Plotting code records:
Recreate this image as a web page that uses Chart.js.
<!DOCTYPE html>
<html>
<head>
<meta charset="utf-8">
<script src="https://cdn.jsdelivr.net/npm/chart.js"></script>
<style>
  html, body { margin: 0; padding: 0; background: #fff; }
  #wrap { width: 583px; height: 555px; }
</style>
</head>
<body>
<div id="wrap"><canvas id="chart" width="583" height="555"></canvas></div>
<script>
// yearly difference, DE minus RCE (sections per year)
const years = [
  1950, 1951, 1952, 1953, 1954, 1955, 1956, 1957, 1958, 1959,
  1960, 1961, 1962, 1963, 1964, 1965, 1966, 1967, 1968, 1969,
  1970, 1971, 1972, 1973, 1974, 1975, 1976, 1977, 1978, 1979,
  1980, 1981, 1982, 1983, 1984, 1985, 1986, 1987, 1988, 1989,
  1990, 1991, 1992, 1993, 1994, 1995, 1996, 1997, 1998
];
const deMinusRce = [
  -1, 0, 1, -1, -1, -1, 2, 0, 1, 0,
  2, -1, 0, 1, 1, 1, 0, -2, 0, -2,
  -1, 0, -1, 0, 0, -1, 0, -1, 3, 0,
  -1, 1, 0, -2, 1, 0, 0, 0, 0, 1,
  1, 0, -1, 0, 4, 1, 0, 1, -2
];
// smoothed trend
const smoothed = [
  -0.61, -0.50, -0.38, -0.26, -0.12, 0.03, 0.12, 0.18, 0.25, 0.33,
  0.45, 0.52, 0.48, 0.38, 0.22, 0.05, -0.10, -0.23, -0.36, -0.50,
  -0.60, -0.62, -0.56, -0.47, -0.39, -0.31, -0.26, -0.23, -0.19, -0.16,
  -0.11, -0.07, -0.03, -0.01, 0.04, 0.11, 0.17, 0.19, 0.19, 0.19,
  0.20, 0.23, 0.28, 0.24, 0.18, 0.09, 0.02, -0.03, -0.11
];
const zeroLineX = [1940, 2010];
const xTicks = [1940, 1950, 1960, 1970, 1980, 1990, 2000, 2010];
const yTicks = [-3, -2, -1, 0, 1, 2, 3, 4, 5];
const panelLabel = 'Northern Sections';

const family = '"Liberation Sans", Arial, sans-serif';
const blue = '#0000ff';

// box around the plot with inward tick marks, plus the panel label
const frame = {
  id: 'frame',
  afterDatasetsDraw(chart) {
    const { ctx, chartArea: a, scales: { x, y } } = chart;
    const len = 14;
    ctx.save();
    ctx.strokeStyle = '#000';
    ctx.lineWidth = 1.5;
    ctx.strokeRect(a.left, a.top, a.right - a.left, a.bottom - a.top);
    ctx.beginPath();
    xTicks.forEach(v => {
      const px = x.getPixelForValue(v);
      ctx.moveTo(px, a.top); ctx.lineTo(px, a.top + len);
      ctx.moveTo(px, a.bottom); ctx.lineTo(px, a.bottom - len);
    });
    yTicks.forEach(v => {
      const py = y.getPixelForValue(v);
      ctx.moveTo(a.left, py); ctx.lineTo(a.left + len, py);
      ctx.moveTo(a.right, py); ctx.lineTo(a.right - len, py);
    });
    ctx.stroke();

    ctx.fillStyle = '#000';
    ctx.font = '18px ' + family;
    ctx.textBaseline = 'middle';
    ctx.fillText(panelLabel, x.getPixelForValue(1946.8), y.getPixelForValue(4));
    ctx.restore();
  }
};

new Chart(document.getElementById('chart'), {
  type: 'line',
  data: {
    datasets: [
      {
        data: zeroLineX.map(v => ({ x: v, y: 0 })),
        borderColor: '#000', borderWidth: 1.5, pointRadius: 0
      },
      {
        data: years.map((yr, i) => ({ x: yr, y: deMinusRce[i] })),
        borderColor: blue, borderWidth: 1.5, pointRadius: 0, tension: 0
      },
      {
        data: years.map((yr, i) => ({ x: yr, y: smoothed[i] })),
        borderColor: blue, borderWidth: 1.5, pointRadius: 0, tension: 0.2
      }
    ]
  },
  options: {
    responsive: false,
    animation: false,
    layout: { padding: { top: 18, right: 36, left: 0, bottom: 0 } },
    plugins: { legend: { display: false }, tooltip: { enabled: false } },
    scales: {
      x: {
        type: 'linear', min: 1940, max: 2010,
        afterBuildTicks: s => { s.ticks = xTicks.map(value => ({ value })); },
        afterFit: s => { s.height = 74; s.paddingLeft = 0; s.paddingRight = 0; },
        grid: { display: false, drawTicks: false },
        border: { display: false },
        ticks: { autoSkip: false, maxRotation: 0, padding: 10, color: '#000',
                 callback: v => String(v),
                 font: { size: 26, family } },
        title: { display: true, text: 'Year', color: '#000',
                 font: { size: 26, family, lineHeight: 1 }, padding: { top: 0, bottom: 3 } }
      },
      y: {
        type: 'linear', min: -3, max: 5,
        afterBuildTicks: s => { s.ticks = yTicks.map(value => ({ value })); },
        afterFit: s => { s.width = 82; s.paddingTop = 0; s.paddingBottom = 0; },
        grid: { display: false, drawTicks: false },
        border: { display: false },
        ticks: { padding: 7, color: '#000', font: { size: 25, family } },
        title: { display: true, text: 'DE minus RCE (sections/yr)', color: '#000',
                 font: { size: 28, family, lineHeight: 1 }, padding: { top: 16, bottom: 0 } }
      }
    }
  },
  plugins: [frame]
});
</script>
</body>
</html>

--

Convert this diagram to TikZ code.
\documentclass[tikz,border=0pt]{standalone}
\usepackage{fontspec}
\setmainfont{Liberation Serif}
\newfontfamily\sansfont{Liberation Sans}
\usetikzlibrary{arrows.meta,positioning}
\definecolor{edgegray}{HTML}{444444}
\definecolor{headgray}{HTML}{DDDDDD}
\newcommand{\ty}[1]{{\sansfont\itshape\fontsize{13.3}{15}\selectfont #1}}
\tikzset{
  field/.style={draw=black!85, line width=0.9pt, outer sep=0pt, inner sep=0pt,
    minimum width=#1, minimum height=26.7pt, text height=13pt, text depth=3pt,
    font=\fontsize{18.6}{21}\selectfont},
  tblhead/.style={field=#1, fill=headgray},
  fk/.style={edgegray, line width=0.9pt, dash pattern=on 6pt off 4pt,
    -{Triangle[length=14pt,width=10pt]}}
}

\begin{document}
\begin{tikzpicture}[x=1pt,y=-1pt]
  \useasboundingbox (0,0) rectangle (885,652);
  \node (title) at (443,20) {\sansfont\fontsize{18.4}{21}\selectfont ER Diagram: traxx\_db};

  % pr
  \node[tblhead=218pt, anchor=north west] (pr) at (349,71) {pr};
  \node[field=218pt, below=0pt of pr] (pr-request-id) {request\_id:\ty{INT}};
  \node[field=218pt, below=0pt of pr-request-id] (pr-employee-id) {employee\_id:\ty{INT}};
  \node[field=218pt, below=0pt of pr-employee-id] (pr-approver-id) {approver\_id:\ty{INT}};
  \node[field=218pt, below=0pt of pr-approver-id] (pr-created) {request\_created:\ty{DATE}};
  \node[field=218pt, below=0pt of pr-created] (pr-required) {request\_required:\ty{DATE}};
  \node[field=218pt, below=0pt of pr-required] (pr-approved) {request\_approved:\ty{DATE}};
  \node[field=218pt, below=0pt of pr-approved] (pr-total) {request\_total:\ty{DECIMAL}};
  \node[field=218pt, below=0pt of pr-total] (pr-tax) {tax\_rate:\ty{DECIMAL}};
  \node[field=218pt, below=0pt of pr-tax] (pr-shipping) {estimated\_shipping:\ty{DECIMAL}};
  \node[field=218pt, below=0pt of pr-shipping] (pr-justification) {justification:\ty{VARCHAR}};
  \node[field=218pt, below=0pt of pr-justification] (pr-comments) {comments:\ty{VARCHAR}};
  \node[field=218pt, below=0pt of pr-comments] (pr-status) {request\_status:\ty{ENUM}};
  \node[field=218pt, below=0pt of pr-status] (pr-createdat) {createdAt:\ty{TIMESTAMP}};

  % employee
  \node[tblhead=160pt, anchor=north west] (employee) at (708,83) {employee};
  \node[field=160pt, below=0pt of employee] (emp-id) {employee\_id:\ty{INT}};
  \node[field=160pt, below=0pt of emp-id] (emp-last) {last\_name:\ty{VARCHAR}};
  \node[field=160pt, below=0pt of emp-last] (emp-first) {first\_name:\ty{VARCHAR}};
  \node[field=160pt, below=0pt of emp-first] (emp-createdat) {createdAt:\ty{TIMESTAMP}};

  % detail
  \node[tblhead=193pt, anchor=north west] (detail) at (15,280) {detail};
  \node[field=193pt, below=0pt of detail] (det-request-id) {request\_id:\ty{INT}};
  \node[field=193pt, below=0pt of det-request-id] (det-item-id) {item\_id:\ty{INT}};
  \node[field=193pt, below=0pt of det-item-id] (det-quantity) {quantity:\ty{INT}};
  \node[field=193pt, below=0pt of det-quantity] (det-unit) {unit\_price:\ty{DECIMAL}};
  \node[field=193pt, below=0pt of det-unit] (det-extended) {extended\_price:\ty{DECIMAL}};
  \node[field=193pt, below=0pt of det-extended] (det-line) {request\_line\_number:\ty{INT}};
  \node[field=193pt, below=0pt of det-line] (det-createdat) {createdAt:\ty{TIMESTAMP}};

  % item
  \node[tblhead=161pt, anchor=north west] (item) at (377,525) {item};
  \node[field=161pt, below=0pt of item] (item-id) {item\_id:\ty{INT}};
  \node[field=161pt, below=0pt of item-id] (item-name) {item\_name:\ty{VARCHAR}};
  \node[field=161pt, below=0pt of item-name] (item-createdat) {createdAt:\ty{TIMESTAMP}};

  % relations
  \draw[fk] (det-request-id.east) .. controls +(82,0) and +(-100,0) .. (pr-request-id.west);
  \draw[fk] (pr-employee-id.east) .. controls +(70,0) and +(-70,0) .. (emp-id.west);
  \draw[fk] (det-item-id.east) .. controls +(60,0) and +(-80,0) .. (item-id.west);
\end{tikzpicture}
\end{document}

* * *

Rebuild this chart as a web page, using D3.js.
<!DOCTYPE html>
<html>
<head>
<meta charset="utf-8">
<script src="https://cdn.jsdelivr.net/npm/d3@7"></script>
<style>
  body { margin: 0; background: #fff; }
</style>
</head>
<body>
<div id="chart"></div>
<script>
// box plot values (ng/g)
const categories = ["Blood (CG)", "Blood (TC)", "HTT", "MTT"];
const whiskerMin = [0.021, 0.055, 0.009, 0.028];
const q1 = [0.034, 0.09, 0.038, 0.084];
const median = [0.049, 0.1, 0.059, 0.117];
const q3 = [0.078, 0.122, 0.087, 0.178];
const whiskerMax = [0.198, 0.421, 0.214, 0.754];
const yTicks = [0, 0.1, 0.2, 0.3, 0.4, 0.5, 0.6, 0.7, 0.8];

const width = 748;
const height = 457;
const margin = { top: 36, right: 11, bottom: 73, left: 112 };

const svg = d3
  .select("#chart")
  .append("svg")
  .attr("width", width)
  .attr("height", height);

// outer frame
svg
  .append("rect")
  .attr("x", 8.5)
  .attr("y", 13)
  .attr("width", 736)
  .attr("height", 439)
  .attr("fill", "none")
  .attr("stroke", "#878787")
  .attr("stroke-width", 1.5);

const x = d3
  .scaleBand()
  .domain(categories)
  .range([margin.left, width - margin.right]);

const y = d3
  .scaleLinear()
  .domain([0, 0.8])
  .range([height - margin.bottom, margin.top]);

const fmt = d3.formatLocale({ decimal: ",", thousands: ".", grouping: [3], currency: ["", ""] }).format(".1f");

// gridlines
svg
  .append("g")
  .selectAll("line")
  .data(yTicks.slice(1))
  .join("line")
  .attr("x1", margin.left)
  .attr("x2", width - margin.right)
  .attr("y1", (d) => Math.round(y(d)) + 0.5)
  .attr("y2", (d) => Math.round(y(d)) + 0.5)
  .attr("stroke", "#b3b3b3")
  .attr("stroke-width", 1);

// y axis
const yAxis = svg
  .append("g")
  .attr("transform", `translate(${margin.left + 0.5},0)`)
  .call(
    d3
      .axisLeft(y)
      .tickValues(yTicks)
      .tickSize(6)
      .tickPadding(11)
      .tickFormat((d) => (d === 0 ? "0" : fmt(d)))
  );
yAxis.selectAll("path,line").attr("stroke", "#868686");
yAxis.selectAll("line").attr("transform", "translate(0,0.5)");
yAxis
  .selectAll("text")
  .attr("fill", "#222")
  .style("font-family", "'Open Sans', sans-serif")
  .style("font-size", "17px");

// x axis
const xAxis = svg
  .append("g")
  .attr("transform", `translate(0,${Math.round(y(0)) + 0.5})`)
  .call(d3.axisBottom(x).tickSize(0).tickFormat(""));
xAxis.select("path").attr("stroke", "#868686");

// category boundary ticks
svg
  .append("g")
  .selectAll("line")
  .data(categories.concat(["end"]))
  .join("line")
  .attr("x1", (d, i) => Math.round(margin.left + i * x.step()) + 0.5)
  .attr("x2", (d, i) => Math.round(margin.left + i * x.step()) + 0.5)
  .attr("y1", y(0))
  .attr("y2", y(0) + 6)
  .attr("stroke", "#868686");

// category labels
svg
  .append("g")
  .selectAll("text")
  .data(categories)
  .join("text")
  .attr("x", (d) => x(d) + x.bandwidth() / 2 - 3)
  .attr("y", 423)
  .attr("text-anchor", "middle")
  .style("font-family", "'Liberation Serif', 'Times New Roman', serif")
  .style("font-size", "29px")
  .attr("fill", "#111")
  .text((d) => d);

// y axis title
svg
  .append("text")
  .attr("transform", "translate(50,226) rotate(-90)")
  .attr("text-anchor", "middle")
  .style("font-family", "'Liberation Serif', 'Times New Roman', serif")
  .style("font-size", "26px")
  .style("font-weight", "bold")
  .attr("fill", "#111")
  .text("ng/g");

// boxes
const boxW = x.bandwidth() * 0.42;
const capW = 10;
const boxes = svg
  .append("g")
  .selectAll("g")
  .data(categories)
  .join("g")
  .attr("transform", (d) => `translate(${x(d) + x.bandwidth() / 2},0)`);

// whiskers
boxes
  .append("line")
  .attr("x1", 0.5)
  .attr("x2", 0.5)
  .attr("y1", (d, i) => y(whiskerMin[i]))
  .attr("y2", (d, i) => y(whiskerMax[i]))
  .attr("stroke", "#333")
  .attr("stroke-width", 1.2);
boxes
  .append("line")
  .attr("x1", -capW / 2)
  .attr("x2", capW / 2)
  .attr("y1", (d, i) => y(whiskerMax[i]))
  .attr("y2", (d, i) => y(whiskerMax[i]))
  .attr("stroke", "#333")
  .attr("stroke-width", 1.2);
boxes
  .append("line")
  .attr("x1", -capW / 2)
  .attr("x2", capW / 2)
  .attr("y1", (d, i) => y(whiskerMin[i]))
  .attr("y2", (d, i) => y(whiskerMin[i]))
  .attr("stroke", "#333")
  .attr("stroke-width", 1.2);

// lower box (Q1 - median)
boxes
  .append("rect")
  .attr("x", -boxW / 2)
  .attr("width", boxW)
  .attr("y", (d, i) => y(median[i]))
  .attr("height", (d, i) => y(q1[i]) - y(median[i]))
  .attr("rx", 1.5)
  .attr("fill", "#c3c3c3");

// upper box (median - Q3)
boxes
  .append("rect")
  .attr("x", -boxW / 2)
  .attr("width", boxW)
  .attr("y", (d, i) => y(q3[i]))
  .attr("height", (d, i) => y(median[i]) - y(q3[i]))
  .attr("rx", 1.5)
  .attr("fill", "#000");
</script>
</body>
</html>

AIM OF THE TASK: Return every line from the records above that holds the word "page".

IN RESPONSE:
Recreate this image as a web page that uses Chart.js.
Rebuild this chart as a web page, using D3.js.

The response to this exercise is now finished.